Plotting code records:

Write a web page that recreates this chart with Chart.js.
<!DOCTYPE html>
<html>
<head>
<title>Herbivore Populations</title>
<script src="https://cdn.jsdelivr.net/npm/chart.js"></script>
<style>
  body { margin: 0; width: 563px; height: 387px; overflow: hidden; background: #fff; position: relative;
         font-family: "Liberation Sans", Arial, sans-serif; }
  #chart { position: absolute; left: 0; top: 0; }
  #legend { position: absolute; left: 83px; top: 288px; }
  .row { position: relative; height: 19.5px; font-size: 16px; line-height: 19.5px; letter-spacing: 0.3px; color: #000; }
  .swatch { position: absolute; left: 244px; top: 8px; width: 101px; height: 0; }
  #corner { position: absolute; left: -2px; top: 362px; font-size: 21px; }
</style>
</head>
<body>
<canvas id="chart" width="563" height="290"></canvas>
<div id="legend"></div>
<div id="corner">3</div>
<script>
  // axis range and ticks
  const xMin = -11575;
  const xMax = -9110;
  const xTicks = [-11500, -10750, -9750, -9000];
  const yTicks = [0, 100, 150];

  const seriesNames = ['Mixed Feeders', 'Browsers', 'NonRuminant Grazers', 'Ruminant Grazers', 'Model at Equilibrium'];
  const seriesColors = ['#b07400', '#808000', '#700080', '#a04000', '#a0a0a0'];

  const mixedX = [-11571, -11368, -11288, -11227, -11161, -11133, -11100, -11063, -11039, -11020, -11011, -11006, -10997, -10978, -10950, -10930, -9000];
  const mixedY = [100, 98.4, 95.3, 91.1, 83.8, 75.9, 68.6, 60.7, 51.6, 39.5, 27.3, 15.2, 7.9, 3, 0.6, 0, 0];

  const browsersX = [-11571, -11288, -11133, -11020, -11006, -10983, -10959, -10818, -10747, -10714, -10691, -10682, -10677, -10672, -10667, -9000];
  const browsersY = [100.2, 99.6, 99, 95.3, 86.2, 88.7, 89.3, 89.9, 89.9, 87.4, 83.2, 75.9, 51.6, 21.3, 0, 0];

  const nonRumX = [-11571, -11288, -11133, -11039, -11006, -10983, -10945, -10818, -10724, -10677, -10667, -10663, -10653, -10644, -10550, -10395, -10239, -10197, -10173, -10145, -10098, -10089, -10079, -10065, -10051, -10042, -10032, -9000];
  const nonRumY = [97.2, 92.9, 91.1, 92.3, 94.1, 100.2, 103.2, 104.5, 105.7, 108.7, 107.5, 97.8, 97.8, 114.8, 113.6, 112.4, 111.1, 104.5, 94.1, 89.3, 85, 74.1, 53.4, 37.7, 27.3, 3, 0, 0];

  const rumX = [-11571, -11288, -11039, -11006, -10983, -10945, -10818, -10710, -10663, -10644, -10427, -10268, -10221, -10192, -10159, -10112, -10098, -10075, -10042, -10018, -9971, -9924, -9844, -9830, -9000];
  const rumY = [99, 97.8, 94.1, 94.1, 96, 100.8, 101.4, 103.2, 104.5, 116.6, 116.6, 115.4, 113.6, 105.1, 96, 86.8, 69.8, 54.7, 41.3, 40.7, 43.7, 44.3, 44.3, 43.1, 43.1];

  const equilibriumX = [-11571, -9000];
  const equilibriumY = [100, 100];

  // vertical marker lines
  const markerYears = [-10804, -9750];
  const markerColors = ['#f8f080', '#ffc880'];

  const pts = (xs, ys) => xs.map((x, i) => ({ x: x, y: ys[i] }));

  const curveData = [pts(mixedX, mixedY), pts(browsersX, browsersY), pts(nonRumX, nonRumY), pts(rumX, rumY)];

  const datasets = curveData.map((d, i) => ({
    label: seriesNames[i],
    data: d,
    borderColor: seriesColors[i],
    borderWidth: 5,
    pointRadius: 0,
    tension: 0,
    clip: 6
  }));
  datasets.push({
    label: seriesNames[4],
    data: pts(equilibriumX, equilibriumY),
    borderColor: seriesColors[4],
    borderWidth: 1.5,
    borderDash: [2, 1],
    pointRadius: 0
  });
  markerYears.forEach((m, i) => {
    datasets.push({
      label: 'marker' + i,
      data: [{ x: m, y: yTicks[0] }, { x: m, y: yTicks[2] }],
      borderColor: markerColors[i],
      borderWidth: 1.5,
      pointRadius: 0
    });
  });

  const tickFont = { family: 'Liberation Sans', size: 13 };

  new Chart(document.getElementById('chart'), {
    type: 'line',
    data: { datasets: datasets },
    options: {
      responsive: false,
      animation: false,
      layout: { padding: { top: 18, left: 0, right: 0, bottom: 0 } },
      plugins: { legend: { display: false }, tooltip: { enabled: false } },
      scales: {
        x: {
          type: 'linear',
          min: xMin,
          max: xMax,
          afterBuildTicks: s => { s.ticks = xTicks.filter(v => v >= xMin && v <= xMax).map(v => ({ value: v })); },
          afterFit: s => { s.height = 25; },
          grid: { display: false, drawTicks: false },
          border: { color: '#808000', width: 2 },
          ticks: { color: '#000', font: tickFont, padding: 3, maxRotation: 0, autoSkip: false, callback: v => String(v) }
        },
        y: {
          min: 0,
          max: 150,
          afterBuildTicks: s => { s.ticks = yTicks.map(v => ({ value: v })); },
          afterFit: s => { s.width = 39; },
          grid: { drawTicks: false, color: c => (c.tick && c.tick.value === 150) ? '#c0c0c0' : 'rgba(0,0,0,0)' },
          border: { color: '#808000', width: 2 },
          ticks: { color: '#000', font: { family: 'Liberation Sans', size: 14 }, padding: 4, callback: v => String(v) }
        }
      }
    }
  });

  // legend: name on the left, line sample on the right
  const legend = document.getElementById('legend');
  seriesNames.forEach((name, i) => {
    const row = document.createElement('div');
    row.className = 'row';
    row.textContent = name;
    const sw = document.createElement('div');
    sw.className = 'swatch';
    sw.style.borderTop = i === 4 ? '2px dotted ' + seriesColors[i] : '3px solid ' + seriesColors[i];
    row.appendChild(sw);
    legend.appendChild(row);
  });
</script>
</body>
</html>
--
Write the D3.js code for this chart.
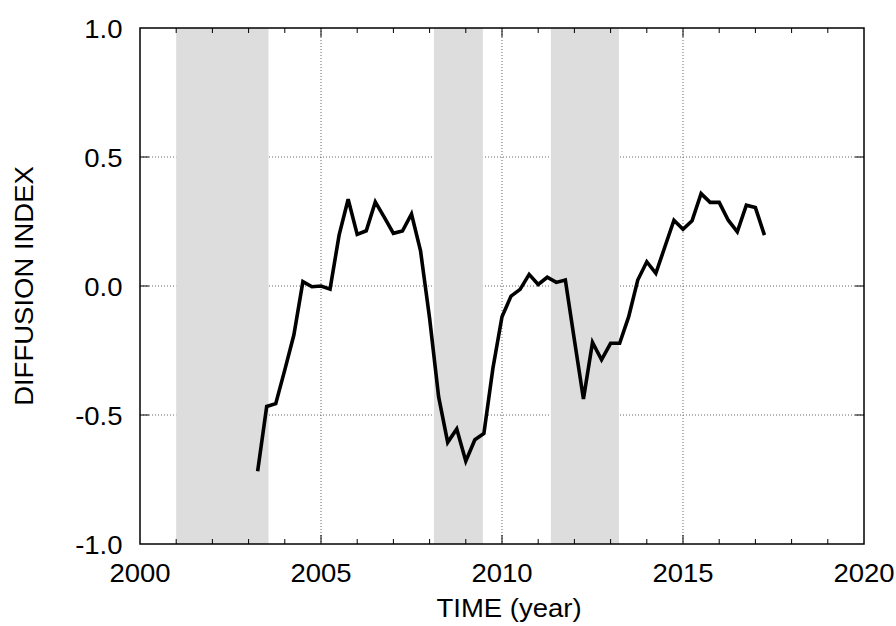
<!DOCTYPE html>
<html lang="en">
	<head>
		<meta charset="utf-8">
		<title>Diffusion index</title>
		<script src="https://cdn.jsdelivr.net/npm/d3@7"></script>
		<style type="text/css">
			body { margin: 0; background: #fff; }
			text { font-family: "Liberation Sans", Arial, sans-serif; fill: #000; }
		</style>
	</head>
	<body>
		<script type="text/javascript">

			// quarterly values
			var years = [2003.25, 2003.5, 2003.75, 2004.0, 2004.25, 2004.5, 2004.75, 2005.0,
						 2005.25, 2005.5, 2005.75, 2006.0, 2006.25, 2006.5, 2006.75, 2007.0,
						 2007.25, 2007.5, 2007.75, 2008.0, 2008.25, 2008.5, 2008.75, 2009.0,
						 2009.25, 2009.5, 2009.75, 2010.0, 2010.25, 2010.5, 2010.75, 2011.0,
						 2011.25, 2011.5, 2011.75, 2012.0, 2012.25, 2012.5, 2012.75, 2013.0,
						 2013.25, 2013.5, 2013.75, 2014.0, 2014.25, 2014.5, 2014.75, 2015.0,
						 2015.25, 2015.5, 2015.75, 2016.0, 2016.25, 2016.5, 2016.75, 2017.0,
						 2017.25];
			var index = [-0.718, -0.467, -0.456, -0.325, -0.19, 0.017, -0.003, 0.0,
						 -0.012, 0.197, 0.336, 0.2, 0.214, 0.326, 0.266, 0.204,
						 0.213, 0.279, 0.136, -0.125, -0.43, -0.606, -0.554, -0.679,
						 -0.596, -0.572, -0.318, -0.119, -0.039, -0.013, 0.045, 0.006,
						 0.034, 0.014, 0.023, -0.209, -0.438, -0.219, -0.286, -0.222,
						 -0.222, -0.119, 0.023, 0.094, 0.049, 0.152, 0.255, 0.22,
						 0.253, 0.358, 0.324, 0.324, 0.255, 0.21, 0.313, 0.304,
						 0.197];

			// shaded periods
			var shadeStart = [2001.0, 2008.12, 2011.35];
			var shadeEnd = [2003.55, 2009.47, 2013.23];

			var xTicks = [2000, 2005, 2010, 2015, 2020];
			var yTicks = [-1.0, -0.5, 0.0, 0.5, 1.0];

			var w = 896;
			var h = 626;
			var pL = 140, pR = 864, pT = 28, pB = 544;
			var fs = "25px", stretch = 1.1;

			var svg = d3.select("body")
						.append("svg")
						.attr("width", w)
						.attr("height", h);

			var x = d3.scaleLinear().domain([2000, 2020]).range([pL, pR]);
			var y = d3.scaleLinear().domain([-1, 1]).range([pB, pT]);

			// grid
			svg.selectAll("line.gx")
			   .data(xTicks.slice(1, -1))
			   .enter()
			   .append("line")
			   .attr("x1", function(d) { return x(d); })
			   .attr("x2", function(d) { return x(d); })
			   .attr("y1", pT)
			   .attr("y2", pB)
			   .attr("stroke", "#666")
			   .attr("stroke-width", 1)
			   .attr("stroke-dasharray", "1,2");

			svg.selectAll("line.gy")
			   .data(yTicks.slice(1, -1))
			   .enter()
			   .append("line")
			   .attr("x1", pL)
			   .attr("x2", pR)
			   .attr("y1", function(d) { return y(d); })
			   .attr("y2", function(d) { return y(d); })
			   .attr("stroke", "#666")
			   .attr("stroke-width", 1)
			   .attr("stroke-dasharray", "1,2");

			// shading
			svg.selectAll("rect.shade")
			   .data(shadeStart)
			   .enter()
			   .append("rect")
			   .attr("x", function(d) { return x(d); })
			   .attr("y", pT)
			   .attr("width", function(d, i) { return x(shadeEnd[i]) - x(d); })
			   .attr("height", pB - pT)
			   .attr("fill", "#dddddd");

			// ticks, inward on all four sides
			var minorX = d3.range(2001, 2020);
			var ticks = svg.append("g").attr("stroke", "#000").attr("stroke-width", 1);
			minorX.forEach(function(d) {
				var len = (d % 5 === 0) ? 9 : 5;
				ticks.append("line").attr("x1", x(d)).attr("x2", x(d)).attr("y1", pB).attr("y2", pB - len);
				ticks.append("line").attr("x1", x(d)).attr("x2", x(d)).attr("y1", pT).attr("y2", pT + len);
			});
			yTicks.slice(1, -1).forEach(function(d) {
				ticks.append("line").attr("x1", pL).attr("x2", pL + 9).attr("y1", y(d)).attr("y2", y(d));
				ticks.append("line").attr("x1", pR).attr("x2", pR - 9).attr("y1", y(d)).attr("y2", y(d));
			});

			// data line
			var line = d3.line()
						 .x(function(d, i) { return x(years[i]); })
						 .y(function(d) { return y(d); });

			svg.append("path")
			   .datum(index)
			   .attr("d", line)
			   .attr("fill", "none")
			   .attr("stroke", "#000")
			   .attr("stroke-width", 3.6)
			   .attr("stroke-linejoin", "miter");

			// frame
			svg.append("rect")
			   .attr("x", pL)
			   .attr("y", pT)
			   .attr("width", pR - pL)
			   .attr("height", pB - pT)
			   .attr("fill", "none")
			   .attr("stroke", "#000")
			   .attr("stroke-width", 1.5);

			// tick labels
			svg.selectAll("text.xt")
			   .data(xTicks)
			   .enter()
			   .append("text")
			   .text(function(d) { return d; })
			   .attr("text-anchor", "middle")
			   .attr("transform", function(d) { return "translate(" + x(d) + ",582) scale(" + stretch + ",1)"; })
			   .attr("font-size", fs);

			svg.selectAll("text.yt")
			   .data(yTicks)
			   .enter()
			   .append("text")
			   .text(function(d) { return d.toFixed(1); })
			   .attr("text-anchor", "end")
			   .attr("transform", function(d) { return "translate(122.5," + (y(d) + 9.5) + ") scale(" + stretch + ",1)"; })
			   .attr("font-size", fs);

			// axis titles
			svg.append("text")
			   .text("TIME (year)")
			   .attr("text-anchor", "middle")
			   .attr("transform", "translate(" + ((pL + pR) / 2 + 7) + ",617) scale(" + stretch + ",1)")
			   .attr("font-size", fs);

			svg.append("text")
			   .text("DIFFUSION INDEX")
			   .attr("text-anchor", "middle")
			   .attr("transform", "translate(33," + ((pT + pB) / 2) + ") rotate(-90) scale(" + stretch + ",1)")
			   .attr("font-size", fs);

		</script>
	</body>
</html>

_Request_
Emit only the lines from the one containing "Write a web" through the one containing "21.3, 0, 0];", copied exactly.

_Reply_
Write a web page that recreates this chart with Chart.js.
<!DOCTYPE html>
<html>
<head>
<title>Herbivore Populations</title>
<script src="https://cdn.jsdelivr.net/npm/chart.js"></script>
<style>
  body { margin: 0; width: 563px; height: 387px; overflow: hidden; background: #fff; position: relative;
         font-family: "Liberation Sans", Arial, sans-serif; }
  #chart { position: absolute; left: 0; top: 0; }
  #legend { position: absolute; left: 83px; top: 288px; }
  .row { position: relative; height: 19.5px; font-size: 16px; line-height: 19.5px; letter-spacing: 0.3px; color: #000; }
  .swatch { position: absolute; left: 244px; top: 8px; width: 101px; height: 0; }
  #corner { position: absolute; left: -2px; top: 362px; font-size: 21px; }
</style>
</head>
<body>
<canvas id="chart" width="563" height="290"></canvas>
<div id="legend"></div>
<div id="corner">3</div>
<script>
  // axis range and ticks
  const xMin = -11575;
  const xMax = -9110;
  const xTicks = [-11500, -10750, -9750, -9000];
  const yTicks = [0, 100, 150];

  const seriesNames = ['Mixed Feeders', 'Browsers', 'NonRuminant Grazers', 'Ruminant Grazers', 'Model at Equilibrium'];
  const seriesColors = ['#b07400', '#808000', '#700080', '#a04000', '#a0a0a0'];

  const mixedX = [-11571, -11368, -11288, -11227, -11161, -11133, -11100, -11063, -11039, -11020, -11011, -11006, -10997, -10978, -10950, -10930, -9000];
  const mixedY = [100, 98.4, 95.3, 91.1, 83.8, 75.9, 68.6, 60.7, 51.6, 39.5, 27.3, 15.2, 7.9, 3, 0.6, 0, 0];

  const browsersX = [-11571, -11288, -11133, -11020, -11006, -10983, -10959, -10818, -10747, -10714, -10691, -10682, -10677, -10672, -10667, -9000];
  const browsersY = [100.2, 99.6, 99, 95.3, 86.2, 88.7, 89.3, 89.9, 89.9, 87.4, 83.2, 75.9, 51.6, 21.3, 0, 0];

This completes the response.